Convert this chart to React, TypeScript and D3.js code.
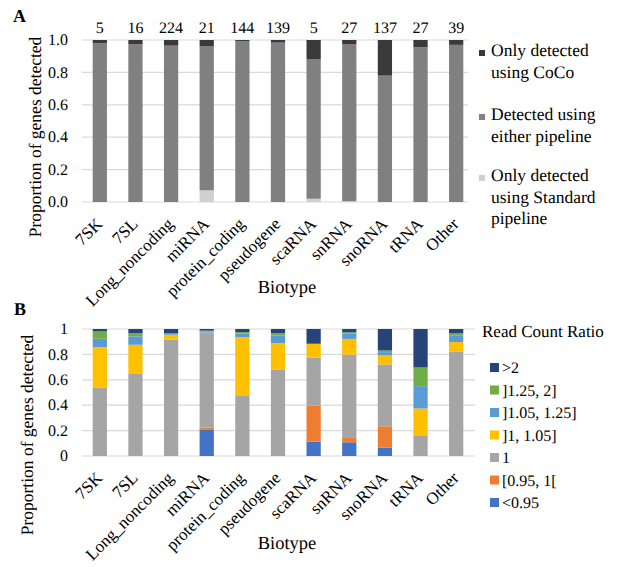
import * as d3 from "d3";

// Biotypes shared by both panels
const categories = ["7SK", "7SL", "Long_noncoding", "miRNA", "protein_coding", "pseudogene", "scaRNA", "snRNA", "snoRNA", "tRNA", "Other"];
const geneCounts = [5, 16, 224, 21, 144, 139, 5, 27, 137, 27, 39];

// Panel A (bottom to top)
const onlyStandard = [0, 0, 0, 0.072, 0, 0, 0.02, 0.005, 0, 0, 0];
const eitherPipeline = [0.98, 0.975, 0.965, 0.888, 0.994, 0.984, 0.86, 0.97, 0.78, 0.955, 0.97];
const onlyCoCo = [0.02, 0.025, 0.035, 0.04, 0.006, 0.016, 0.12, 0.025, 0.22, 0.045, 0.03];

// Panel B (bottom to top)
const lt095 = [0, 0, 0, 0.21, 0, 0, 0.113, 0.108, 0.066, 0, 0];
const r095to1 = [0, 0, 0, 0.015, 0, 0, 0.284, 0.04, 0.168, 0, 0];
const eq1 = [0.54, 0.646, 0.915, 0.749, 0.472, 0.678, 0.376, 0.65, 0.487, 0.158, 0.823];
const r1to105 = [0.317, 0.23, 0.035, 0, 0.464, 0.211, 0.111, 0.124, 0.071, 0.216, 0.074];
const r105to125 = [0.066, 0.066, 0.008, 0.008, 0.029, 0.058, 0, 0.042, 0.026, 0.176, 0.05];
const r125to2 = [0.058, 0.026, 0.01, 0.005, 0.011, 0.021, 0, 0.01, 0.013, 0.147, 0.021];
const gt2 = [0.019, 0.032, 0.032, 0.013, 0.024, 0.032, 0.116, 0.026, 0.169, 0.303, 0.032];

const yTicksA = [0, 0.2, 0.4, 0.6, 0.8, 1.0];
const yTicksB = [0, 0.2, 0.4, 0.6, 0.8, 1];

const seriesA = [
  { key: "std", label: ["Only detected", "using Standard", "pipeline"], color: "#d0d0d0", values: onlyStandard },
  { key: "either", label: ["Detected using", "either pipeline"], color: "#808080", values: eitherPipeline },
  { key: "coco", label: ["Only detected", "using CoCo"], color: "#3a3a3a", values: onlyCoCo },
];

const seriesB = [
  { key: "lt095", label: "<0.95", color: "#4472C4", values: lt095 },
  { key: "r095", label: "[0.95, 1[", color: "#ED7D31", values: r095to1 },
  { key: "eq1", label: "1", color: "#A5A5A5", values: eq1 },
  { key: "r1", label: "]1, 1.05]", color: "#FFC000", values: r1to105 },
  { key: "r105", label: "]1.05, 1.25]", color: "#5B9BD5", values: r105to125 },
  { key: "r125", label: "]1.25, 2]", color: "#70AD47", values: r125to2 },
  { key: "gt2", label: ">2", color: "#264478", values: gt2 },
];

function stackOf(series: { key: string; values: number[] }[]) {
  const rows = categories.map((c, i) => {
    const r: any = { cat: c };
    series.forEach((s) => (r[s.key] = s.values[i]));
    return r;
  });
  return d3.stack().keys(series.map((s) => s.key))(rows);
}

export default function App() {
  const width = 618;
  const height = 567;
  const left = 82;

  const x = d3.scaleBand().domain(categories).range([left, 474]).paddingInner(0.6).paddingOuter(0.3);

  const yA = d3.scaleLinear().domain([0, 1]).range([202, 40]);
  const yB = d3.scaleLinear().domain([0, 1]).range([456, 329]);

  const stackA = stackOf(seriesA);
  const stackB = stackOf(seriesB);

  // rotated category labels, text end sits just under the bar
  const catLabels = (axisY: number) =>
    categories.map((c) => {
      const cx = x(c)! + x.bandwidth() / 2 + 3.5;
      const cy = axisY + 23;
      return (
        <text key={c} transform={`translate(${cx},${cy}) rotate(-45)`} textAnchor="end" fontSize={17}>
          {c}
        </text>
      );
    });

  return (
    <svg width={width} height={height} style={{ position: "absolute", left: 0, top: 0, background: "#fff" }} textRendering="geometricPrecision">
      <style>{`text { font-family: "Liberation Serif", "Times New Roman", serif; fill: #000; }`}</style>
      {/* Panel A */}
      <text x={13} y={22} fontSize={18} fontWeight="bold">A</text>
      {yTicksA.map((t) => (
        <g key={t}>
          <line x1={left} x2={468} y1={yA(t)} y2={yA(t)} stroke="#d9d9d9" strokeWidth={1.2} />
          <text x={68} y={yA(t)} dy="0.33em" textAnchor="end" fontSize={16}>{t.toFixed(1)}</text>
        </g>
      ))}
      {stackA.map((layer, li) => (
        <g key={layer.key} fill={seriesA[li].color}>
          {layer.map((d, i) => (
            <rect key={i} x={x(categories[i])} width={x.bandwidth()} y={yA(d[1])} height={Math.max(0, yA(d[0]) - yA(d[1]))} />
          ))}
        </g>
      ))}
      {geneCounts.map((n, i) => (
        <text key={i} x={x(categories[i])! + x.bandwidth() / 2} y={33} textAnchor="middle" fontSize={16}>{n}</text>
      ))}
      {catLabels(202)}
      <text x={287} y={293} textAnchor="middle" fontSize={18.5}>Biotype</text>
      <text transform={`translate(41,137) rotate(-90)`} textAnchor="middle" fontSize={17.5}>Proportion of genes detected</text>
      {[...seriesA].reverse().map((s, i) => {
        const base = [56, 120, 181][i];
        return (
          <g key={s.key}>
            <rect x={479} y={base - 6} width={6} height={6} fill={s.color} />
            {s.label.map((l, j) => (
              <text key={j} x={491} y={base + j * 21.5} fontSize={17.5}>{l}</text>
            ))}
          </g>
        );
      })}

      {/* Panel B */}
      <text x={14} y={315} fontSize={18} fontWeight="bold">B</text>
      {yTicksB.map((t) => (
        <g key={t}>
          <line x1={left} x2={475} y1={yB(t)} y2={yB(t)} stroke="#d9d9d9" strokeWidth={1.2} />
          <text x={68} y={yB(t)} dy="0.33em" textAnchor="end" fontSize={16}>{String(t)}</text>
        </g>
      ))}
      {stackB.map((layer, li) => (
        <g key={layer.key} fill={seriesB[li].color}>
          {layer.map((d, i) => (
            <rect key={i} x={x(categories[i])} width={x.bandwidth()} y={yB(d[1])} height={Math.max(0, yB(d[0]) - yB(d[1]))} />
          ))}
        </g>
      ))}
      {catLabels(456)}
      <text x={287} y={549} textAnchor="middle" fontSize={18.5}>Biotype</text>
      <text transform={`translate(33,435) rotate(-90)`} textAnchor="middle" fontSize={17.5}>Proportion of genes detected</text>
      <text x={482} y={337} fontSize={17}>Read Count Ratio</text>
      {[...seriesB].reverse().map((s, i) => {
        const base = 373 + i * 22.5;
        return (
          <g key={s.key}>
            <rect x={490} y={base - 10} width={9} height={9} fill={s.color} />
            <text x={502} y={base} fontSize={16}>{s.label}</text>
          </g>
        );
      })}
    </svg>
  );
}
━━━━━━━━━━━━━━━━━━━━
▶ _WHAT TO DO_
Write the lines above out again exactly, without any of their pictures.

▶ _SOLUTION_
Convert this chart to React, TypeScript and D3.js code.
import * as d3 from "d3";

// Biotypes shared by both panels
const categories = ["7SK", "7SL", "Long_noncoding", "miRNA", "protein_coding", "pseudogene", "scaRNA", "snRNA", "snoRNA", "tRNA", "Other"];
const geneCounts = [5, 16, 224, 21, 144, 139, 5, 27, 137, 27, 39];

// Panel A (bottom to top)
const onlyStandard = [0, 0, 0, 0.072, 0, 0, 0.02, 0.005, 0, 0, 0];
const eitherPipeline = [0.98, 0.975, 0.965, 0.888, 0.994, 0.984, 0.86, 0.97, 0.78, 0.955, 0.97];
const onlyCoCo = [0.02, 0.025, 0.035, 0.04, 0.006, 0.016, 0.12, 0.025, 0.22, 0.045, 0.03];

// Panel B (bottom to top)
const lt095 = [0, 0, 0, 0.21, 0, 0, 0.113, 0.108, 0.066, 0, 0];
const r095to1 = [0, 0, 0, 0.015, 0, 0, 0.284, 0.04, 0.168, 0, 0];
const eq1 = [0.54, 0.646, 0.915, 0.749, 0.472, 0.678, 0.376, 0.65, 0.487, 0.158, 0.823];
const r1to105 = [0.317, 0.23, 0.035, 0, 0.464, 0.211, 0.111, 0.124, 0.071, 0.216, 0.074];
const r105to125 = [0.066, 0.066, 0.008, 0.008, 0.029, 0.058, 0, 0.042, 0.026, 0.176, 0.05];
const r125to2 = [0.058, 0.026, 0.01, 0.005, 0.011, 0.021, 0, 0.01, 0.013, 0.147, 0.021];
const gt2 = [0.019, 0.032, 0.032, 0.013, 0.024, 0.032, 0.116, 0.026, 0.169, 0.303, 0.032];

const yTicksA = [0, 0.2, 0.4, 0.6, 0.8, 1.0];
const yTicksB = [0, 0.2, 0.4, 0.6, 0.8, 1];

const seriesA = [
  { key: "std", label: ["Only detected", "using Standard", "pipeline"], color: "#d0d0d0", values: onlyStandard },
  { key: "either", label: ["Detected using", "either pipeline"], color: "#808080", values: eitherPipeline },
  { key: "coco", label: ["Only detected", "using CoCo"], color: "#3a3a3a", values: onlyCoCo },
];

const seriesB = [
  { key: "lt095", label: "<0.95", color: "#4472C4", values: lt095 },
  { key: "r095", label: "[0.95, 1[", color: "#ED7D31", values: r095to1 },
  { key: "eq1", label: "1", color: "#A5A5A5", values: eq1 },
  { key: "r1", label: "]1, 1.05]", color: "#FFC000", values: r1to105 },
  { key: "r105", label: "]1.05, 1.25]", color: "#5B9BD5", values: r105to125 },
  { key: "r125", label: "]1.25, 2]", color: "#70AD47", values: r125to2 },
  { key: "gt2", label: ">2", color: "#264478", values: gt2 },
];

function stackOf(series: { key: string; values: number[] }[]) {
  const rows = categories.map((c, i) => {
    const r: any = { cat: c };
    series.forEach((s) => (r[s.key] = s.values[i]));
    return r;
  });
  return d3.stack().keys(series.map((s) => s.key))(rows);
}

export default function App() {
  const width = 618;
  const height = 567;
  const left = 82;

  const x = d3.scaleBand().domain(categories).range([left, 474]).paddingInner(0.6).paddingOuter(0.3);

  const yA = d3.scaleLinear().domain([0, 1]).range([202, 40]);
  const yB = d3.scaleLinear().domain([0, 1]).range([456, 329]);

  const stackA = stackOf(seriesA);
  const stackB = stackOf(seriesB);

  // rotated category labels, text end sits just under the bar
  const catLabels = (axisY: number) =>
    categories.map((c) => {
      const cx = x(c)! + x.bandwidth() / 2 + 3.5;
      const cy = axisY + 23;
      return (
        <text key={c} transform={`translate(${cx},${cy}) rotate(-45)`} textAnchor="end" fontSize={17}>
          {c}
        </text>
      );
    });

  return (
    <svg width={width} height={height} style={{ position: "absolute", left: 0, top: 0, background: "#fff" }} textRendering="geometricPrecision">
      <style>{`text { font-family: "Liberation Serif", "Times New Roman", serif; fill: #000; }`}</style>
      {/* Panel A */}
      <text x={13} y={22} fontSize={18} fontWeight="bold">A</text>
      {yTicksA.map((t) => (
        <g key={t}>
          <line x1={left} x2={468} y1={yA(t)} y2={yA(t)} stroke="#d9d9d9" strokeWidth={1.2} />
          <text x={68} y={yA(t)} dy="0.33em" textAnchor="end" fontSize={16}>{t.toFixed(1)}</text>
        </g>
      ))}
      {stackA.map((layer, li) => (
        <g key={layer.key} fill={seriesA[li].color}>
          {layer.map((d, i) => (
            <rect key={i} x={x(categories[i])} width={x.bandwidth()} y={yA(d[1])} height={Math.max(0, yA(d[0]) - yA(d[1]))} />
          ))}
        </g>
      ))}
      {geneCounts.map((n, i) => (
        <text key={i} x={x(categories[i])! + x.bandwidth() / 2} y={33} textAnchor="middle" fontSize={16}>{n}</text>
      ))}
      {catLabels(202)}
      <text x={287} y={293} textAnchor="middle" fontSize={18.5}>Biotype</text>
      <text transform={`translate(41,137) rotate(-90)`} textAnchor="middle" fontSize={17.5}>Proportion of genes detected</text>
      {[...seriesA].reverse().map((s, i) => {
        const base = [56, 120, 181][i];
        return (
          <g key={s.key}>
            <rect x={479} y={base - 6} width={6} height={6} fill={s.color} />
            {s.label.map((l, j) => (
              <text key={j} x={491} y={base + j * 21.5} fontSize={17.5}>{l}</text>
            ))}
          </g>
        );
      })}

      {/* Panel B */}
      <text x={14} y={315} fontSize={18} fontWeight="bold">B</text>
      {yTicksB.map((t) => (
        <g key={t}>
          <line x1={left} x2={475} y1={yB(t)} y2={yB(t)} stroke="#d9d9d9" strokeWidth={1.2} />
          <text x={68} y={yB(t)} dy="0.33em" textAnchor="end" fontSize={16}>{String(t)}</text>
        </g>
      ))}
      {stackB.map((layer, li) => (
        <g key={layer.key} fill={seriesB[li].color}>
          {layer.map((d, i) => (
            <rect key={i} x={x(categories[i])} width={x.bandwidth()} y={yB(d[1])} height={Math.max(0, yB(d[0]) - yB(d[1]))} />
          ))}
        </g>
      ))}
      {catLabels(456)}
      <text x={287} y={549} textAnchor="middle" fontSize={18.5}>Biotype</text>
      <text transform={`translate(33,435) rotate(-90)`} textAnchor="middle" fontSize={17.5}>Proportion of genes detected</text>
      <text x={482} y={337} fontSize={17}>Read Count Ratio</text>
      {[...seriesB].reverse().map((s, i) => {
        const base = 373 + i * 22.5;
        return (
          <g key={s.key}>
            <rect x={490} y={base - 10} width={9} height={9} fill={s.color} />
            <text x={502} y={base} fontSize={16}>{s.label}</text>
          </g>
        );
      })}
    </svg>
  );
}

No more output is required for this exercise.